Improving accuracy of identifying clinical concepts in noisy unstructured clinical notes using existing internal redundancy

  • Authors:
  • Jon David Patrick;Pooyan Asgari;Negin Motamedi

  • Affiliations:
  • University of Sydney, Sydney, Australia;University of Sydney, Sydney, Australia;Nepean Hospital, Penrith, Australia

  • Venue:
  • AND '10 Proceedings of the fourth workshop on Analytics for noisy unstructured text data
  • Year:
  • 2010

Quantified Score

Hi-index 0.01

Visualization

Abstract

This paper, reports on the results of research which is based originally on the 2009 criteria and corpus of "The Obesity Challenge", defined by Informatics for Integrating Biology and the Bedside (i2b2), a National Center for Biomedical Computing. In the original task, i2b2 asked participants to build software systems that could process a corpus of noisy patient's clinical discharge summaries and report on patients' condition. The ultimate aim was to compare the judgments of physicians in evaluating the patient condition to a machine performance over such a corpus.. The authors used a collection of resources to lexically and semantically characterize the diseases and their associated signs, symptoms.
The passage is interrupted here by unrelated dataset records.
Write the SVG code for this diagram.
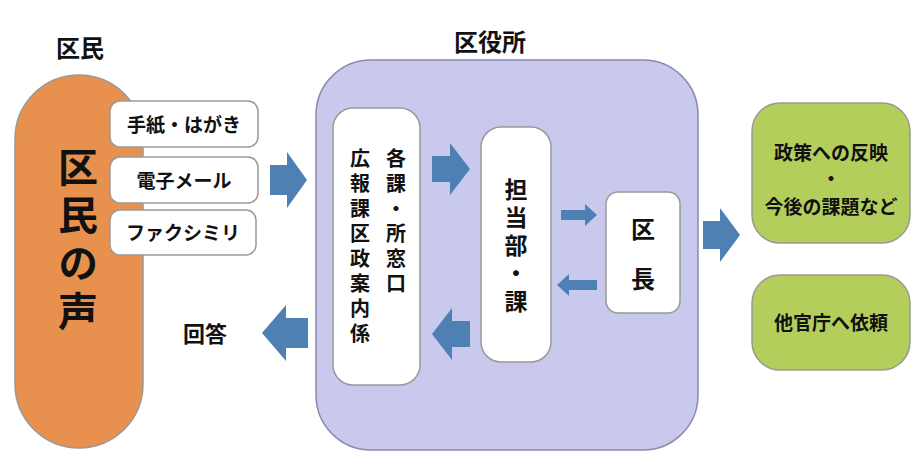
<svg xmlns="http://www.w3.org/2000/svg" width="915" height="458" viewBox="0 0 915 458">
<style>
text{font-family:"Noto Sans CJK JP","Noto Sans CJK SC",sans-serif;font-weight:bold;fill:#111;text-anchor:middle}
.v{writing-mode:vertical-rl;text-orientation:upright;text-anchor:start}
.w{fill:#fff;stroke:#999;stroke-width:1.5}
.g{fill:#B4CE5C;stroke:#999;stroke-width:1.5}
.a{fill:#4F80B4}
</style>
<rect width="915" height="458" fill="#fff"/>
<text x="80" y="57" font-size="24">区民</text>
<text x="490" y="51" font-size="24">区役所</text>
<g id="voice"><rect x="15" y="75" width="128" height="373" rx="64" fill="#E8914F" stroke="#999" stroke-width="1.5"/>
<text class="v" x="78" y="147" font-size="40" letter-spacing="8">区民の声</text></g>
<g id="letter"><rect class="w" x="110" y="101" width="148" height="46" rx="10"/><text x="184" y="132" font-size="19">手紙・はがき</text></g>
<g id="email"><rect class="w" x="110" y="157" width="148" height="46" rx="10"/><text x="184" y="188" font-size="19">電子メール</text></g>
<g id="fax"><rect class="w" x="110" y="210" width="146" height="45" rx="10"/><text x="183" y="240" font-size="19">ファクシミリ</text></g>
<g id="office"><rect x="316" y="60" width="382" height="390" rx="55" fill="#C9C9EE" stroke="#8a8ab0" stroke-width="1.5"/></g>
<g id="window"><rect class="w" x="333" y="108" width="87" height="277" rx="20"/>
<text class="v" x="396" y="148" font-size="20" letter-spacing="5">各課・所窓口</text>
<text class="v" x="360" y="148" font-size="20" letter-spacing="5">広報課区政案内係</text></g>
<g id="dept"><rect class="w" x="481" y="127" width="70" height="235" rx="20"/>
<text class="v" x="516" y="178" font-size="23" letter-spacing="5">担当部・課</text></g>
<g id="mayor"><rect class="w" x="606" y="192" width="74" height="121" rx="12"/>
<text class="v" x="643" y="217" font-size="24" letter-spacing="26">区長</text></g>
<g id="policy"><rect class="g" x="752" y="103" width="158" height="140" rx="28"/>
<text x="831" y="160" font-size="19">政策への反映</text><text x="831" y="186" font-size="19">・</text><text x="831" y="214" font-size="19">今後の課題など</text></g>
<g id="other"><rect class="g" x="752" y="275" width="158" height="95" rx="28"/><text x="831" y="330" font-size="19">他官庁へ依頼</text></g>
<text x="205" y="342" font-size="22">回答</text>
<g id="connectors">
<path class="a" d="M270,165h17v-13l20,28l-20,28v-13h-17z"/>
<path class="a" d="M432,156h18v-13l20,26l-20,26v-13h-18z"/>
<path class="a" d="M561,210h24v-6l12,11l-12,11v-6h-24z"/>
<path class="a" d="M597,280h-28v-6l-12,11l12,11v-6h28z"/>
<path class="a" d="M470,321h-18v-13l-20,26l20,26v-13h18z"/>
<path class="a" d="M308,318h-22v-13l-24,28l24,28v-13h22z"/>
<path class="a" d="M703,221h17v-13l20,27l-20,27v-13h-17z"/>
</g>
</svg>
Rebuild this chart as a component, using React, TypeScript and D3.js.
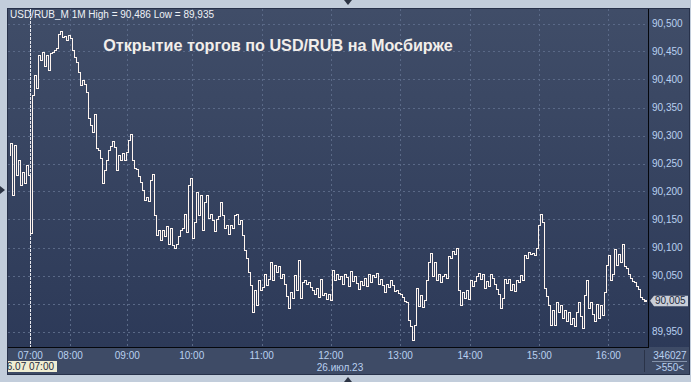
import React from 'react';
import * as d3 from 'd3';

// ---------- data ----------
const symbolLabel = 'USD/RUB_M 1M';
const highValue = 90.486;
const lowValue = 89.935;
const lastPrice = 90.005;
const titleText = 'Открытие торгов по USD/RUB на Мосбирже';
const dateLabel = '26.июл.23';
const cursorLabel = '26.07 07:00';
const volumeLabel = '346027';
const barsLabel = '>550<';

const priceTicks = [89.95, 90.0, 90.05, 90.1, 90.15, 90.2, 90.25, 90.3, 90.35, 90.4, 90.45, 90.5];
const timeLabels = ['07:00', '08:00', '09:00', '10:00', '11:00', '12:00', '13:00', '14:00', '15:00', '16:00'];
// position of each hour on the bar axis (bars are not evenly spread in time)
const timeSlots = [10.65, 30.65, 59.15, 91.35, 126.35, 160.85, 195.65, 230.5, 265.15, 299.65];

const pricesEarly = [90.265, 90.287, 90.194, 90.283, 90.23, 90.256, 90.212, 90.235, 90.215, 90.247, 90.23];
const prices07 = [90.126, 90.372, 90.408, 90.385, 90.444, 90.435, 90.449, 90.424, 90.444, 90.417, 90.447, 90.449, 90.453, 90.456, 90.481, 90.486, 90.476, 90.478, 90.471, 90.479];
const prices08 = [90.474, 90.453, 90.44, 90.431, 90.413, 90.39, 90.399, 90.392, 90.378, 90.331, 90.319, 90.306, 90.338, 90.278, 90.274, 90.26, 90.215, 90.238, 90.256, 90.274, 90.281, 90.29, 90.279, 90.238, 90.265, 90.256, 90.269, 90.256, 90.271];
const prices09 = [90.292, 90.303, 90.256, 90.242, 90.24, 90.228, 90.217, 90.203, 90.185, 90.19, 90.183, 90.221, 90.231, 90.158, 90.122, 90.131, 90.113, 90.131, 90.12, 90.138, 90.106, 90.135, 90.104, 90.099, 90.106, 90.12, 90.131, 90.135, 90.16, 90.128, 90.212, 90.224];
const prices10 = [90.117, 90.146, 90.199, 90.158, 90.194, 90.131, 90.181, 90.194, 90.153, 90.16, 90.149, 90.129, 90.151, 90.156, 90.181, 90.158, 90.135, 90.14, 90.124, 90.14, 90.135, 90.158, 90.16, 90.142, 90.149, 90.122, 90.096, 90.081, 90.056, 90.033, 89.985, 90.024, 89.997, 90.042, 90.024];
const prices11 = [90.029, 90.053, 90.033, 90.044, 90.074, 90.042, 90.069, 90.056, 90.067, 90.046, 90.053, 90.035, 90.013, 89.992, 90.021, 90.01, 90.051, 90.024, 90.078, 90.01, 90.038, 90.042, 90.035, 90.038, 90.029, 90.024, 90.017, 90.028, 90.012, 90.044, 90.015, 90.019, 90.008, 90.017, 90.006];
const prices12 = [90.06, 90.042, 90.053, 90.044, 90.049, 90.035, 90.053, 90.047, 90.031, 90.058, 90.04, 90.049, 90.037, 90.026, 90.04, 90.033, 90.046, 90.031, 90.053, 90.038, 90.051, 90.047, 90.055, 90.035, 90.044, 90.033, 90.021, 90.035, 90.029, 90.042, 90.033, 90.022, 90.024, 90.019, 90.017];
const prices13 = [90.012, 90.004, 90.003, 89.97, 89.96, 89.935, 89.962, 90.028, 89.996, 90.015, 89.994, 90.006, 90.042, 90.074, 90.09, 90.049, 90.074, 90.042, 90.053, 90.038, 90.049, 90.053, 90.046, 90.085, 90.081, 90.094, 90.088, 90.099, 90.024, 89.997, 90.021, 90.01, 90.024, 90.008];
const prices14 = [90.042, 90.031, 90.04, 90.049, 90.055, 90.044, 90.053, 90.028, 90.04, 90.031, 90.053, 90.046, 90.035, 90.026, 90.017, 89.992, 90.01, 90.044, 90.037, 90.044, 90.024, 90.035, 90.022, 90.042, 90.038, 90.051, 90.042, 90.087, 90.081, 90.092, 90.088, 90.09, 90.087, 90.099, 90.14];
const prices15 = [90.16, 90.146, 90.028, 90.013, 89.997, 89.962, 89.988, 89.962, 90.003, 89.985, 89.997, 89.974, 89.988, 89.969, 89.985, 89.963, 89.974, 89.96, 89.985, 90.003, 89.978, 89.956, 90.015, 90.042, 89.992, 90.003, 89.981, 89.969, 89.999, 89.974, 89.997, 89.979, 90.021, 90.069];
const prices16 = [90.087, 90.042, 90.053, 90.097, 90.069, 90.088, 90.074, 90.106, 90.067, 90.063, 90.053, 90.046, 90.04, 90.038, 90.031, 90.026, 90.012, 90.008, 90.005];

const prices = [
  ...pricesEarly, ...prices07, ...prices08, ...prices09, ...prices10, ...prices11,
  ...prices12, ...prices13, ...prices14, ...prices15, ...prices16,
];

// ---------- layout ----------
const W = 691;
const H = 382;
const panel = { x: 8, y: 9, r: 689, b: 374 };
const plot = { l: 8, t: 9, r: 648, b: 347 };
const FONT = 'Liberation Sans, Arial, sans-serif';
const labelColor = '#b9d0f0';
const gridColor = '#5a6987';

const fmt = (v: number) => d3.format('.3f')(v).replace('.', ',');

export default function App() {
  const x = d3.scaleLinear().domain([0, prices.length - 1]).range([9, 645]);
  const y = d3.scaleLinear().domain([89.95, 90.5]).range([331.5, 23.5]);

  const line = d3
    .line<number>()
    .x((_, i) => Math.round(x(i)) + 0.5)
    .y((d) => Math.round(y(d)) + 0.5)
    .curve(d3.curveStep);

  const lastY = y(lastPrice);
  const lastX = x(prices.length - 1);

  return (
    <svg
      width={W}
      height={H}
      style={{ position: 'absolute', left: 0, top: 0, display: 'block' }}
      fontFamily={FONT}
    >
      <defs>
        <linearGradient id="bg" x1="0" y1="0" x2="0" y2="1">
          <stop offset="0" stopColor="#404d68" />
          <stop offset="1" stopColor="#2b3857" />
        </linearGradient>
        <clipPath id="plotClip">
          <rect x={plot.l} y={plot.t} width={plot.r - plot.l} height={plot.b - plot.t} />
        </clipPath>
        <clipPath id="panelClip">
          <rect x={panel.x} y={panel.y} width={panel.r - panel.x} height={panel.b - panel.y} />
        </clipPath>
      </defs>

      {/* outer frame */}
      <rect x={0} y={0} width={W} height={H} fill="#c2cddb" />
      <rect x={panel.x} y={panel.y} width={panel.r - panel.x} height={panel.b - panel.y} fill="url(#bg)" />
      <rect x={plot.l} y={plot.b} width={plot.r - plot.l} height={panel.b - plot.b} fill="#3e4b66" />
      <rect x={plot.r} y={plot.b} width={panel.r - plot.r} height={panel.b - plot.b} fill="#3e4b66" />
      <rect x={panel.x - 0.5} y={panel.y - 0.5} width={panel.r - panel.x + 1} height={panel.b - panel.y + 1} fill="none" stroke="#27314a" />

      {/* grid */}
      <g clipPath="url(#plotClip)">
        {priceTicks.map((p) => (
          <line key={p} x1={plot.l} x2={plot.r} y1={Math.round(y(p)) + 0.5} y2={Math.round(y(p)) + 0.5} stroke={gridColor} strokeDasharray="2,3" />
        ))}
        {timeSlots.slice(1).map((s) => (
          <line key={s} x1={Math.round(x(s)) + 0.5} x2={Math.round(x(s)) + 0.5} y1={plot.t} y2={plot.b} stroke={gridColor} strokeDasharray="2,3" />
        ))}
        <line x1={Math.round(x(timeSlots[0])) + 0.5} x2={Math.round(x(timeSlots[0])) + 0.5} y1={plot.t} y2={plot.b} stroke="#e8e8ee" strokeDasharray="3,1" />
      </g>

      {/* header and title */}
      <text x={10} y={18} fill="#eef1f6" fontSize={10}>
        {`${symbolLabel} High = ${fmt(highValue)} Low = ${fmt(lowValue)}`}
      </text>
      <text x={278} y={50.5} fill="#f2eeea" fontSize={16.2} fontWeight="bold" textAnchor="middle">
        {titleText}
      </text>

      {/* price line */}
      <g clipPath="url(#plotClip)">
        <path d={line(prices) || ''} fill="none" stroke="#fff5ef" strokeWidth={1} shapeRendering="crispEdges" />
        <rect x={Math.round(lastX)} y={Math.round(lastY) - 1} width={2} height={2} fill="#fff5ef" />
      </g>

      {/* axis lines */}
      <line x1={plot.r + 0.5} x2={plot.r + 0.5} y1={panel.y} y2={plot.b + 1} stroke="#05070c" />
      <line x1={plot.l} x2={plot.r + 1} y1={plot.b + 0.5} y2={plot.b + 0.5} stroke="#05070c" />
      <line x1={644.5} x2={644.5} y1={350} y2={372} stroke="#2a3348" />
      <line x1={652} x2={687} y1={361.5} y2={361.5} stroke="#8392ab" />

      {/* y labels */}
      {priceTicks
        .filter((p) => Math.abs(y(p) - lastY) > 7)
        .map((p) => (
          <text key={p} x={652} y={y(p)} dy="0.35em" fill={labelColor} fontSize={10}>
            {fmt(p)}
          </text>
        ))}

      {/* last price tag */}
      <path
        d={`M${plot.r + 2},${lastY} L${plot.r + 6},${lastY - 5} L${panel.r - 1},${lastY - 5} L${panel.r - 1},${lastY + 5.5} L${plot.r + 6},${lastY + 5.5} Z`}
        fill="#c9ced8"
      />
      <text x={655} y={lastY} dy="0.35em" fill="#1e2a3c" fontSize={10}>
        {fmt(lastPrice)}
      </text>

      {/* x labels */}
      {timeLabels.map((t, i) => (
        <text key={t} x={x(timeSlots[i])} y={355} dy="0.35em" fill={labelColor} fontSize={10} textAnchor="middle">
          {t}
        </text>
      ))}
      <text x={340} y={367} dy="0.35em" fill={labelColor} fontSize={10} textAnchor="middle">
        {dateLabel}
      </text>
      <g clipPath="url(#panelClip)">
        <rect x={panel.x} y={361} width={49} height={11} fill="#efedd2" />
        <text x={54} y={366.5} dy="0.35em" fill="#1e2a3c" fontSize={10} textAnchor="end">
          {cursorLabel}
        </text>
      </g>
      <text x={670} y={355} dy="0.35em" fill={labelColor} fontSize={10} textAnchor="middle">
        {volumeLabel}
      </text>
      <text x={670} y={367.5} dy="0.35em" fill={labelColor} fontSize={10} textAnchor="middle">
        {barsLabel}
      </text>

      {/* frame markers */}
      <path d="M344,0 L352,0 L348,5 Z" fill="#2c3444" />
      <path d="M344,382 L352,382 L348,377 Z" fill="#2c3444" />
      <path d="M0,186 L0,194 L5,190 Z" fill="#2c3444" />
    </svg>
  );
}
In this approach, they combined dictionary look-up, rule-based, and machine-learning methods along with adopting a special internal redundancy algorithm to reduce the usage of customized rules and increase the consistency of the performance over various types of noisy corpora. The performance was strengthened by information extracted from the patient notes via an internal redundancy module to overcome False Positives (FPs) and False Negatives (FNs) arising from the noisy nature of corpus. The methods were applied to a collection of 507 previously unseen noisy patient discharge summaries, and the Judgments were evaluated against a manually provided gold standard. The overall ranking of the participating Research groups were primarily based on the macro-averaged F-measure over 16 Classes of diseases. The implemented method achieved the micro-averaged F-measure of 96.9% (ranked within the top 7 out of 28 research groups) where there was no statistical significant difference between top 7 teams in micro F-measure. The highest F-Measure was 97.2%. The performance achieved was in line with the agreement between human annotators, indicating the potential of text mining for accurate and efficient prediction of disease status from clinical discharge summaries. Comparison of the results of this approach to results of other submitted classical approaches also showed adopting the internal redundancy algorithm for clinical domains can boost the accuracy of classifiers without extensive usage of rules and customization and therefore has potential for a more consistent performance and more efficient processing over various type of noisy corpora.